Henrika Kull’s debut Bliss (Glück) is an intimate – if a bit quick – encapsulation of the vulnerabilities of falling in love and accepting yourself.
Falling in love can be exciting, fun and playful. It also can be hard, complicated and frustrating. It can be quick or it can be slow, but it’s almost always scary. Opening yourself up to someone can be a daunting prospect, particularly if there are parts of yourself and of your life that you haven’t fully come to terms with yet. Henrika Kull’s debut film Bliss (or Glück in its original German) encapsulates this process, and is a reflective and restrained rumination on the internalisation of self-acceptance and the intimacy of forming connection.
Sascha (Katharina Behrens) is a sex worker, working in a Berlin brothel, who seems pretty at ease with her lot in life: seeing her young son every few days, with a steady cluster of regular clients and a close bond with the other women at her work. Maria (Adam Hoya) is the new girl, independent and artistic, with a spark that Sascha is immediately drawn to. The pair’s budding relationship is tested as each woman deals with the complicated emotional journey of falling in love with someone whilst coming to terms with yourself.

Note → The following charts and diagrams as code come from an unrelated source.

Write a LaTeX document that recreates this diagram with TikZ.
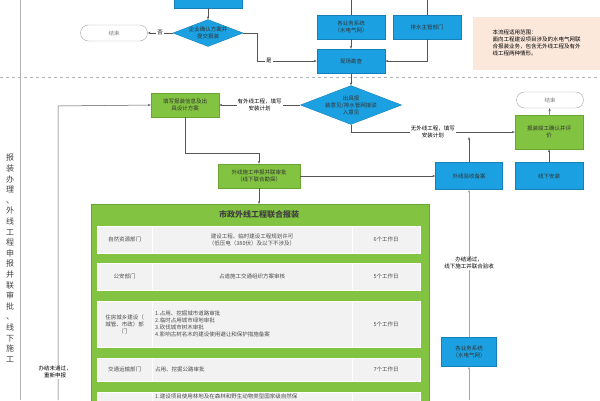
\documentclass[tikz,border=0pt]{standalone}
\usepackage{fontspec}
\setmainfont{Noto Sans CJK SC}
\usetikzlibrary{shapes.geometric,arrows.meta}
\definecolor{bl}{HTML}{1BA1E2}
\definecolor{blb}{HTML}{1580B8}
\definecolor{gr}{HTML}{82C341}
\definecolor{grb}{HTML}{6AA532}
\definecolor{pe}{HTML}{FBE8DA}
\definecolor{cell}{HTML}{F2F2F2}
\definecolor{ln}{HTML}{555555}
\tikzset{
 every node/.style={font=\fontsize{5.5pt}{7pt}\selectfont, align=center, inner sep=1pt},
 bbox/.style={draw=blb, fill=bl, text=black!80, minimum width=68pt, minimum height=#1},
 bbox/.default=24pt,
 gbox/.style={draw=grb, fill=gr, text=black!80, minimum width=68pt, minimum height=#1},
 gbox/.default=24pt,
 term/.style={draw=gray!70, fill=white, rounded corners=8pt, minimum width=67pt, minimum height=16pt, text=gray},
 dia/.style={diamond, aspect=2.6, draw=blb, fill=bl, inner sep=0pt, text=black!80},
 cellb/.style={draw=white, fill=cell, text=black!70, inner sep=2pt},
 arr/.style={draw=ln, -{Stealth[length=3pt]}, line width=0.5pt},
 pl/.style={draw=ln, line width=0.5pt},
 lab/.style={fill=white, inner sep=1pt, font=\fontsize{5.5pt}{7pt}\selectfont}
}
\begin{document}
\begin{tikzpicture}[x=1pt,y=-1pt]
\useasboundingbox (0,0) rectangle (600,400);
\begin{scope}
\clip (0,0) rectangle (600,400);
% lanes
\draw[gray!60, line width=0.6pt] (20,0) -- (20,400);
\draw[gray!60, dashed, line width=0.8pt] (0,77) -- (600,77);
\node[font=\fontsize{8pt}{10.6pt}\selectfont, anchor=north, text=black!75] (lane) at (10,153) {报\\装\\办\\理\\、\\外\\线\\工\\程\\申\\报\\并\\联\\审\\批\\、\\线\\下\\施\\工};
% top section
\node[bbox, minimum height=20pt] (topbox) at (208,-2) {};
\node[dia, minimum width=66pt, minimum height=26pt] (d1) at (208,33) {企业确认方案并\\提交报装};
\node[term] (end1) at (114,33) {结束};
\node[bbox] (ywx) at (351,27) {各业务系统\\（水电气网）};
\node[bbox] (psb) at (427,27) {排水主管部门};
\node[bbox] (xckc) at (351,61) {现场勘查};
\node[draw=pe, fill=pe, align=left, minimum width=127pt, minimum height=52pt, anchor=north west, inner sep=2pt] (note) at (473,17) {本流程适用范围：\\面向工程建设项目涉及的水电气网联\\合报装业务，包含无外线工程及有外\\线工程两种情形。};
\draw[arr] (topbox) -- (d1);
\draw[arr] (d1.west) -- node[lab]{否} (end1.east);
\draw[arr] (d1.east) -- (257,33) |- node[lab, pos=0.6]{是} (xckc.west);
\draw[pl] (351,0) -- (ywx.north);
\draw[pl] (427,0) -- (psb.north);
\draw[arr] (ywx) -- (xckc);
\draw[arr] (psb.south) |- (xckc.east);
% middle
\node[dia, minimum width=84pt, minimum height=34pt] (d2) at (351,105) {出具报\\装意见/排水管网接驳\\入意见};
\node[gbox] (txbz) at (185,105) {填写报装信息及出\\具设计方案};
\node[gbox, minimum width=82pt] (wxsg) at (259,176) {外线施工申报并联审批\\（线下联合勘探）};
\node[bbox, minimum height=27pt, minimum width=67pt] (wxys) at (469,176) {外线验收备案};
\node[bbox, minimum height=27pt] (xxaz) at (549,176) {线下安装};
\node[gbox, minimum height=34pt] (jg) at (549,132) {报装竣工确认并评\\价};
\node[term] (end2) at (550,100) {结束};
\draw[arr] (xckc) -- (d2);
\draw[arr] (d2.west) -- node[lab]{有外线工程，填写\\安装计划} (txbz.east);
\draw[arr] (d2.south) |- node[lab, pos=0.75]{无外线工程，填写\\安装计划} (jg.west);
\draw[arr] (txbz.south) -- (185,153) -| (wxsg.north);
\draw[arr] (wxsg.east) -- (wxys.west);
\draw[arr] (wxys.north) -- (469,137);
\draw[arr] (xxaz) -- (jg);
\draw[arr] (jg) -- (end2);
% big green box
\node[draw=grb, fill=gr, minimum width=338pt, minimum height=220pt, anchor=north west] (big) at (91,204) {};
\draw[arr] (wxsg.south) -- (big.north -| wxsg.south);
\node[font=\fontsize{8pt}{10pt}\selectfont\bfseries, text=black!75] (title) at (259,214) {市政外线工程联合报装};
\foreach \n/\ya/\yb/\d/\t in {
 r1/226/253/自然资源部门/6个工作日,
 r2/263/290/公安部门/5个工作日,
 r3/301/347/{住房城乡建设（\\城管、市政）部\\门}/5个工作日,
 r4/358/381/交通运输部门/7个工作日,
 r5/392/430/{}/{}}{
 \node[cellb, minimum width=55pt, minimum height=\yb-\ya, anchor=north west] (\n a) at (97,\ya) {\d};
 \node[cellb, minimum width=200pt, minimum height=\yb-\ya, anchor=north west] (\n b) at (152,\ya) {};
 \node[cellb, minimum width=68pt, minimum height=\yb-\ya, anchor=north west] (\n c) at (352,\ya) {\t};
}
\node[text=black!70] (r1x) at (252,239.5) {建设工程、临时建设工程规划许可\\（低压电（380伏）及以下不涉及）};
\node[text=black!70] (r2x) at (252,276.5) {占道施工交通组织方案审核};
\node[text=black!70, anchor=west, align=left] (r3x) at (154,324) {1.占用、挖掘城市道路审批\\2.临时占用城市绿地审批\\3.砍伐城市树木审批\\4.影响古树名木的建设使用避让和保护措施备案};
\node[text=black!70, anchor=west] (r4x) at (154,369.5) {占用、挖掘公路审批};
\node[text=black!70, anchor=north west, align=left] (r5x) at (154,393) {1.建设项目使用林地及在森林和野生动物类型国家级自然保};
% side lines
\node[bbox, minimum width=55pt, minimum height=29pt] (ywx2) at (469,352) {各业务系统\\（水电气网）};
\draw[arr] (58,400) -- (58,106) -- (txbz.west);
\node[lab] (l1) at (55,372) {办结未通过，\\重新申报};
\draw[arr, gray!70] (469,400) -- (ywx2.south);
\draw[arr, gray!70] (ywx2.north) -- (wxys.south);
\node[lab] (l2) at (469,263) {办结通过，\\线下施工并联合验收};
\end{scope}
\end{tikzpicture}
\end{document}
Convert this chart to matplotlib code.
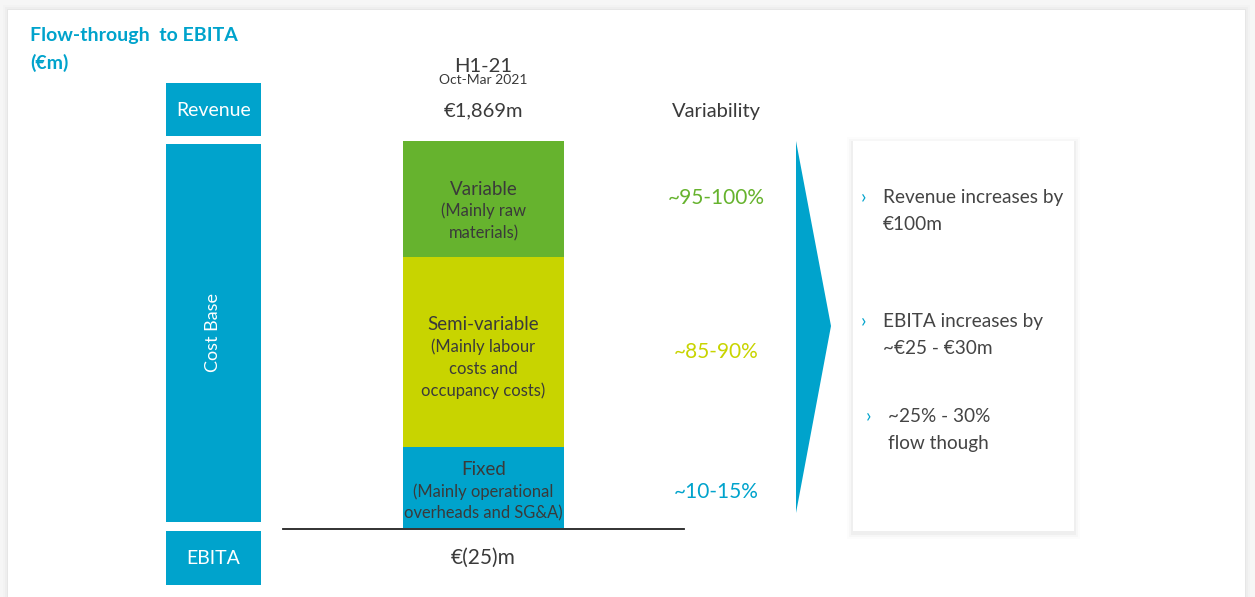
import matplotlib
matplotlib.use("Agg")
import matplotlib.pyplot as plt
from matplotlib.patches import Rectangle, Polygon

plt.rcParams['font.family'] = ['Lato', 'DejaVu Sans']

# ---- data ----
segments = ["Fixed", "Semi-variable", "Variable"]
segment_notes = ["(Mainly operational\noverheads and SG&A)",
                 "(Mainly labour\ncosts and\noccupancy costs)",
                 "(Mainly raw\nmaterials)"]
segment_share = [21, 49, 30]           # share of cost base (%)
variability = ["~10-15%", "~85-90%", "~95-100%"]
period_label = "H1-21"
period_sub = "Oct-Mar 2021"
revenue_label = "€1,869m"
ebita_label = "€(25)m"
left_labels = ["Revenue", "Cost Base", "EBITA"]
bullets = [("Revenue increases by", "€100m"),
           ("EBITA increases by", "~€25 - €30m"),
           ("~25% - 30%", "flow though")]

BLUE = "#00a3cc"
GREEN = "#66b32e"
LIME = "#c8d400"
DARK = "#3a3a3a"
seg_colors = [BLUE, LIME, GREEN]
label_shift = [4, 6, 12]     # pixel offset of in-bar label block (downwards)
var_shift = [5, 0, -1]       # pixel offset of variability labels

W, H = 1255, 597
fig = plt.figure(figsize=(W / 100, H / 100), dpi=100)
fig.patch.set_facecolor("#f6f6f6")

bg = fig.add_axes([0, 0, 1, 1])
bg.set_xlim(0, W)
bg.set_ylim(H, 0)
bg.axis("off")

# white card with faint shadow
for i, a in enumerate([0.012, 0.02, 0.03]):
    d = 5 - 2 * i
    bg.add_patch(Rectangle((8 - d, 10 - d), 1237 + 2 * d, 600, color="#000000", alpha=a, lw=0))
bg.add_patch(Rectangle((8, 10), 1237, 600, color="white", lw=0))

# title
bg.text(30, 36, "Flow-through  to EBITA", color=BLUE, fontsize=14, fontweight="bold", va="center", ha="left")
bg.text(30, 63, "(€m)", color=BLUE, fontsize=14, fontweight="bold", va="center", ha="left")

# left boxes
boxes = [(83, 136), (144, 522), (531, 585)]
for (y0, y1), lab in zip(boxes, left_labels):
    bg.add_patch(Rectangle((166, y0), 95, y1 - y0, color=BLUE, lw=0))
    rot = 90 if lab == "Cost Base" else 0
    bg.text(213.5, (y0 + y1) / 2 + (1 if rot == 0 else 0), lab, color="white",
            fontsize=14 if rot == 0 else 13, ha="center", va="center", rotation=rot)

# column header
bg.text(483, 66, period_label, color=DARK, fontsize=14.5, ha="center", va="center")
bg.text(483, 80, period_sub, color=DARK, fontsize=10, ha="center", va="center")
bg.text(483, 111, revenue_label, color=DARK, fontsize=14.5, ha="center", va="center")
bg.text(716, 111, "Variability", color=DARK, fontsize=14.5, ha="center", va="center")
bg.text(483, 558, ebita_label, color=DARK, fontsize=15, ha="center", va="center")

# baseline
bg.plot([283, 684], [529, 529], color="#222222", lw=1.3)

# arrow
bg.add_patch(Polygon([(796, 141), (831, 326), (796, 513)], closed=True, color=BLUE, lw=0))

# right card
for i, a in enumerate([0.012, 0.02, 0.03]):
    d = 6 - 2 * i
    bg.add_patch(Rectangle((853 - d, 141 - d + 2), 221 + 2 * d, 390 + 2 * d, color="#000000", alpha=a, lw=0))
bg.add_patch(Rectangle((853, 141), 221, 390, color="white", lw=0))

bullet_pos = [(864, 883, 197), (864, 883, 321), (869, 888, 416)]
for (bx, tx, ty), (l1, l2) in zip(bullet_pos, bullets):
    bg.text(bx, ty, "›", color=BLUE, fontsize=14, ha="center", va="center")
    bg.text(tx, ty, l1, color="#444444", fontsize=13.7, ha="left", va="center")
    bg.text(tx, ty + 27, l2, color="#444444", fontsize=13.7, ha="left", va="center")

# stacked bar axes (pixel placement: x 403-564, y 141-528)
bx0, bx1, by0, by1 = 403, 564, 141, 528
ax = fig.add_axes([bx0 / W, 1 - by1 / H, (bx1 - bx0) / W, (by1 - by0) / H])
ax.set_xlim(-0.5, 0.5)
ax.set_ylim(0, sum(segment_share))
ax.axis("off")
bottom = 0
for name, note, val, col, var, sh, vsh in zip(segments, segment_notes, segment_share,
                                               seg_colors, variability, label_shift, var_shift):
    ax.bar(0, val, width=1.0, bottom=bottom, color=col, lw=0)
    mid = bottom + val / 2
    ymid_px = H - ax.transData.transform((0, mid))[1]
    lines = [name] + note.split("\n")
    n = len(lines)
    y_first = ymid_px + sh - (n - 1) * 22 / 2
    for k, ln in enumerate(lines):
        ax.text(483.5, y_first + k * 22, ln, color=DARK, fontsize=13.5 if k == 0 else 11.9,
                ha="center", va="center", transform=bg.transData, clip_on=False)
    bg.text(716, ymid_px + vsh, var, color=col, fontsize=15, ha="center", va="center")
    bottom += val

fig.savefig("out.png", dpi=100, facecolor=fig.get_facecolor())
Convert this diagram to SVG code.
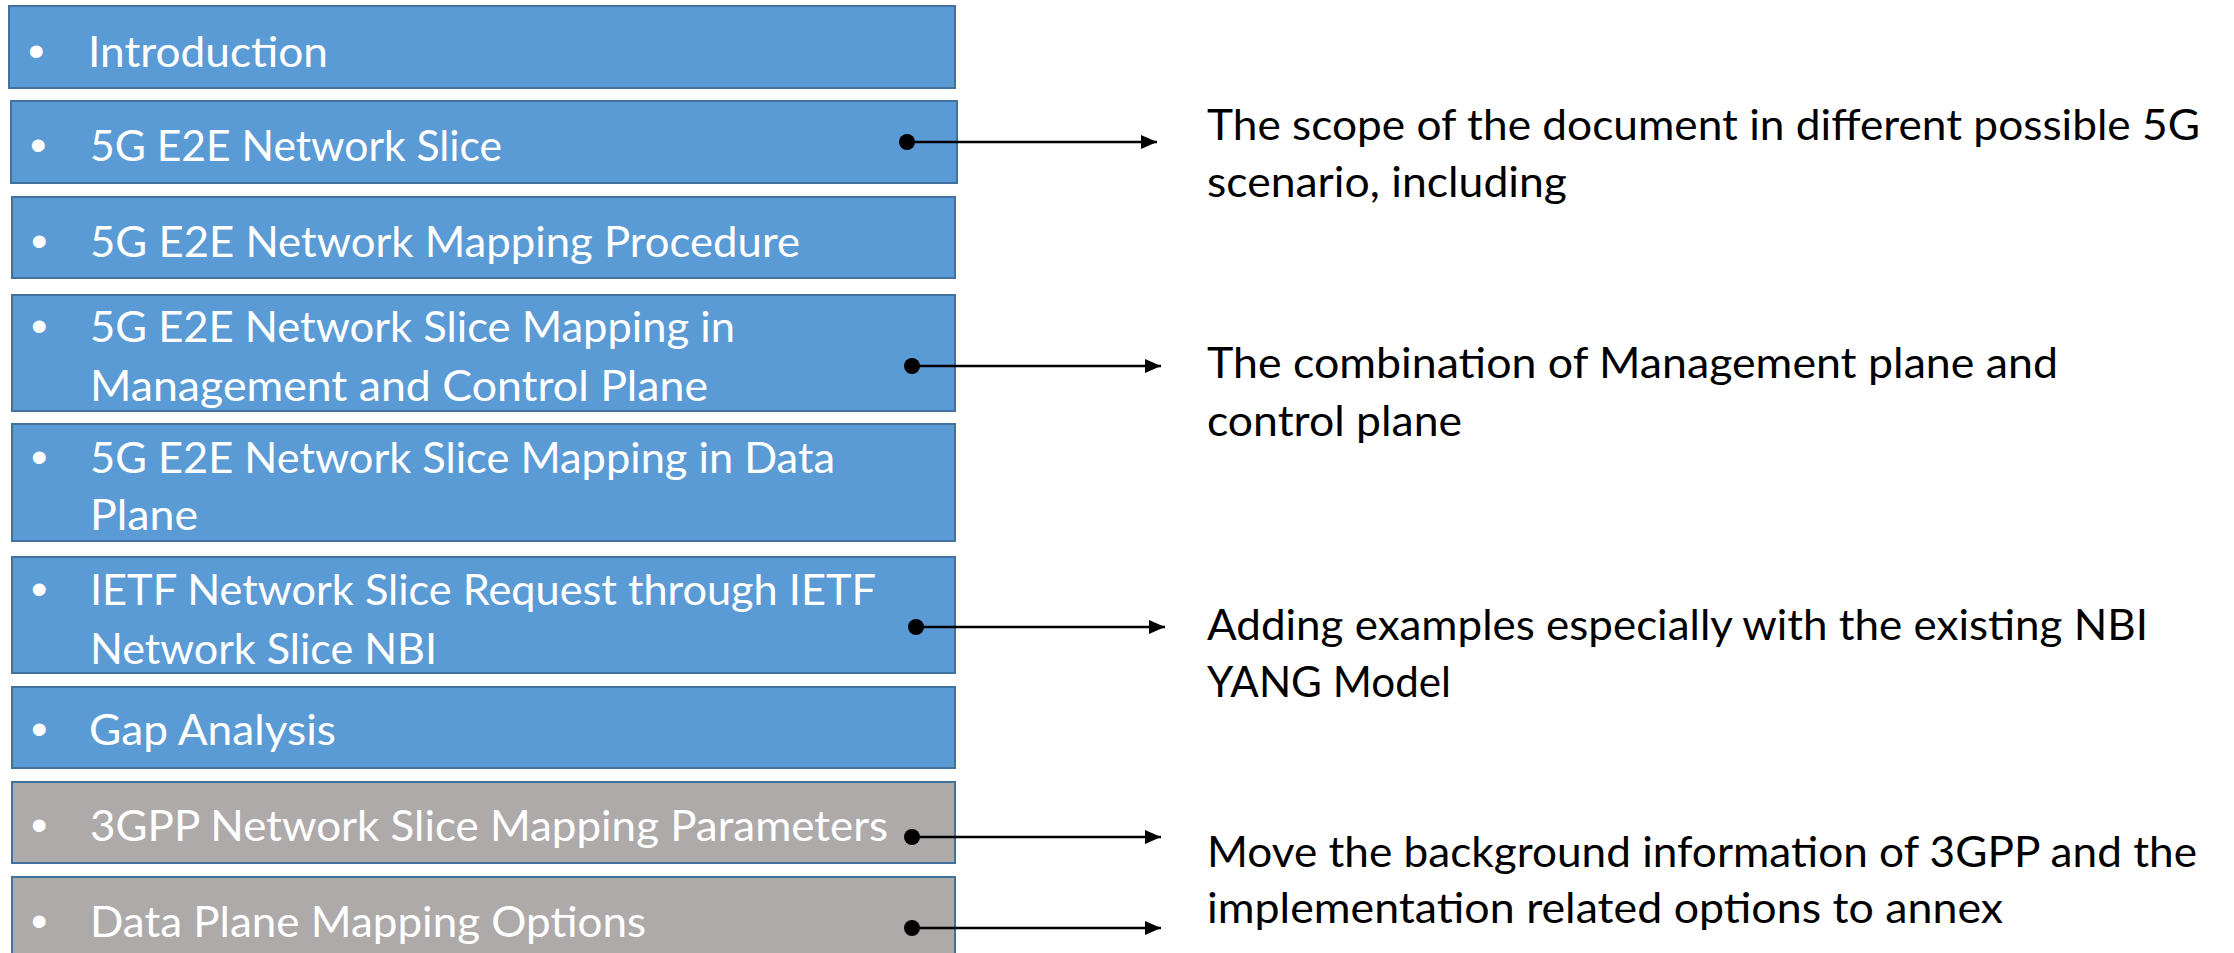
<svg xmlns="http://www.w3.org/2000/svg" width="2234" height="953" viewBox="0 0 2234 953">
  <style>
    .box { stroke: #41719C; stroke-width: 2; }
    .blue { fill: #5B9BD5; }
    .grey { fill: #AEAAAA; }
    .lbl { font-family: Lato, "Liberation Sans", sans-serif; font-size: 43px; fill: #FFFFFF; }
    .bul { font-family: "Liberation Sans", Arial, sans-serif; font-size: 47px; fill: #FFFFFF; }
    .note { font-family: Lato, "Liberation Sans", sans-serif; font-size: 43px; fill: #000000; }
    .conn { stroke: #000000; stroke-width: 2.5; fill: none; marker-start: url(#dot); marker-end: url(#arrow); }
  </style>
  <defs>
    <marker id="arrow" markerUnits="userSpaceOnUse" markerWidth="18" markerHeight="16" refX="16" refY="7" orient="auto">
      <path d="M0,0 L16,7 L0,14 z" fill="#000000"/>
    </marker>
    <marker id="dot" markerUnits="userSpaceOnUse" markerWidth="18" markerHeight="18" refX="9" refY="9" orient="auto">
      <circle cx="9" cy="9" r="8" fill="#000000"/>
    </marker>
  </defs>

  <rect width="2234" height="953" fill="#FFFFFF"/>

  <!-- outline items -->
  <g id="item-introduction">
    <rect class="box blue" x="9" y="6" width="946" height="82"/>
    <text class="bul" x="28" y="67">•</text>
    <text class="lbl" x="88" y="67" textLength="240" lengthAdjust="spacingAndGlyphs">Introduction</text>
  </g>
  <g id="item-e2e-slice">
    <rect class="box blue" x="11" y="101" width="946" height="82"/>
    <text class="bul" x="30" y="161">•</text>
    <text class="lbl" x="90" y="161" textLength="412" lengthAdjust="spacingAndGlyphs">5G E2E Network Slice</text>
  </g>
  <g id="item-mapping-procedure">
    <rect class="box blue" x="12" y="197" width="943" height="81"/>
    <text class="bul" x="31" y="257">•</text>
    <text class="lbl" x="90" y="257" textLength="710" lengthAdjust="spacingAndGlyphs">5G E2E Network Mapping Procedure</text>
  </g>
  <g id="item-mgmt-control">
    <rect class="box blue" x="12" y="295" width="943" height="116"/>
    <text class="bul" x="31" y="342">•</text>
    <text class="lbl" x="90" y="342" textLength="645" lengthAdjust="spacingAndGlyphs">5G E2E Network Slice Mapping in</text>
    <text class="lbl" x="90" y="401" textLength="618" lengthAdjust="spacingAndGlyphs">Management and Control Plane</text>
  </g>
  <g id="item-data-plane">
    <rect class="box blue" x="12" y="424" width="943" height="117"/>
    <text class="bul" x="31" y="473">•</text>
    <text class="lbl" x="90" y="473" textLength="745" lengthAdjust="spacingAndGlyphs">5G E2E Network Slice Mapping in Data</text>
    <text class="lbl" x="90" y="530" textLength="108" lengthAdjust="spacingAndGlyphs">Plane</text>
  </g>
  <g id="item-ietf-request">
    <rect class="box blue" x="12" y="557" width="943" height="116"/>
    <text class="bul" x="31" y="605">•</text>
    <text class="lbl" x="90" y="605" textLength="786" lengthAdjust="spacingAndGlyphs">IETF Network Slice Request through IETF</text>
    <text class="lbl" x="90" y="664" textLength="347" lengthAdjust="spacingAndGlyphs">Network Slice NBI</text>
  </g>
  <g id="item-gap-analysis">
    <rect class="box blue" x="12" y="687" width="943" height="81"/>
    <text class="bul" x="31" y="745">•</text>
    <text class="lbl" x="89" y="745" textLength="247" lengthAdjust="spacingAndGlyphs">Gap Analysis</text>
  </g>
  <g id="item-3gpp-params">
    <rect class="box grey" x="12" y="782" width="943" height="81"/>
    <text class="bul" x="31" y="841">•</text>
    <text class="lbl" x="90" y="841" textLength="798" lengthAdjust="spacingAndGlyphs">3GPP Network Slice Mapping Parameters</text>
  </g>
  <g id="item-dp-options">
    <rect class="box grey" x="12" y="877" width="943" height="82"/>
    <text class="bul" x="31" y="937">•</text>
    <text class="lbl" x="90" y="937" textLength="556" lengthAdjust="spacingAndGlyphs">Data Plane Mapping Options</text>
  </g>

  <!-- notes -->
  <g id="note-scope">
    <text class="note" x="1207" y="140" textLength="993" lengthAdjust="spacingAndGlyphs">The scope of the document in different possible 5G</text>
    <text class="note" x="1207" y="197" textLength="360" lengthAdjust="spacingAndGlyphs">scenario, including</text>
  </g>
  <g id="note-combination">
    <text class="note" x="1207" y="378" textLength="851" lengthAdjust="spacingAndGlyphs">The combination of Management plane and</text>
    <text class="note" x="1207" y="436" textLength="255" lengthAdjust="spacingAndGlyphs">control plane</text>
  </g>
  <g id="note-examples">
    <text class="note" x="1207" y="640" textLength="941" lengthAdjust="spacingAndGlyphs">Adding examples especially with the existing NBI</text>
    <text class="note" x="1207" y="697" textLength="244" lengthAdjust="spacingAndGlyphs">YANG Model</text>
  </g>
  <g id="note-annex">
    <text class="note" x="1207" y="867" textLength="990" lengthAdjust="spacingAndGlyphs">Move the background information of 3GPP and the</text>
    <text class="note" x="1207" y="923" textLength="796" lengthAdjust="spacingAndGlyphs">implementation related options to annex</text>
  </g>

  <!-- connectors -->
  <g id="connectors">
    <line class="conn" x1="907" y1="142" x2="1157" y2="142"/>
    <line class="conn" x1="912" y1="366" x2="1161" y2="366"/>
    <line class="conn" x1="916" y1="627" x2="1165" y2="627"/>
    <line class="conn" x1="912" y1="837" x2="1161" y2="837"/>
    <line class="conn" x1="912" y1="928" x2="1161" y2="928"/>
  </g>
</svg>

Bliss is writer/director Henrika Kull’s debut film and a really intimate, quiet portrait of the process of making yourself open enough to fall in love. It’s a confident debut, assured of its ability to convey tone, atmosphere and feeling with little dialogue, and doesn’t ever lose its way or stray into feeling too vague or unexplained. The film captures the sense of vulnerability that comes with opening yourself up to another person, of showing them the messy parts of yourself as you build a relationship. Sascha and Maria have their own internal struggles, but Kull doesn’t rely on exposition or big reveals to get these across. Instead, she trusts her audience will fill in the gaps, interpret what isn’t being said and come to their own conclusions, and she equally trusts her cast to deliver the right stepping stones through their performances.
Sascha and Maria’s relationship is as much about the physical intimacy as it is about the emotional. They’re very tactile and express themselves through soft touches and glances, rather than long conversations. It doesn’t make the relationship feel any less authentic, but does mean it teeters on the edge of feeling rushed. Behrens and Hoya give really intriguing, beguiling performances. Sascha appears so confident and self-assured, but as she gets closer to Maria it becomes clear that she’s struggling with self-acceptance, with a past that has affected her ability to be comfortable in acknowledging happiness. Maria is desperately lonely, channelling pain and emotion into poetry and contemplating what it means to be a woman, to be feminine. Sascha’s stability is captivating for Maria, but she’s wary of the instability that’s actually underneath. Maria’s otherness is captivating for Sascha, but she’s wary of letting herself be as free as Maria appears. The pair have genuine chemistry and their ability to convey so much through the minute details of their physical performances allows the relationship to feel really naturalistic, intimate and authentic, if a little rushed.
Kull’s camera and direction gives Bliss an almost voyeuristic quality, but not in a manner that feels salacious or forced. The film is a character study that remains at something of a remove from its characters, but not in a way that feels disconnected. It’s the beginning of a relationship in its purest form – all of the emotions and intense physicality – that doesn’t linger on the personal details as, ultimately, they’re inconsequential. Bliss is about connection and the uncomfortable, awkward, scary and rewarding process of revealing your self to someone else.
Bliss (Glück) was released by Bohemia in UK cinemas and on select digital platforms on 24th December, 2021.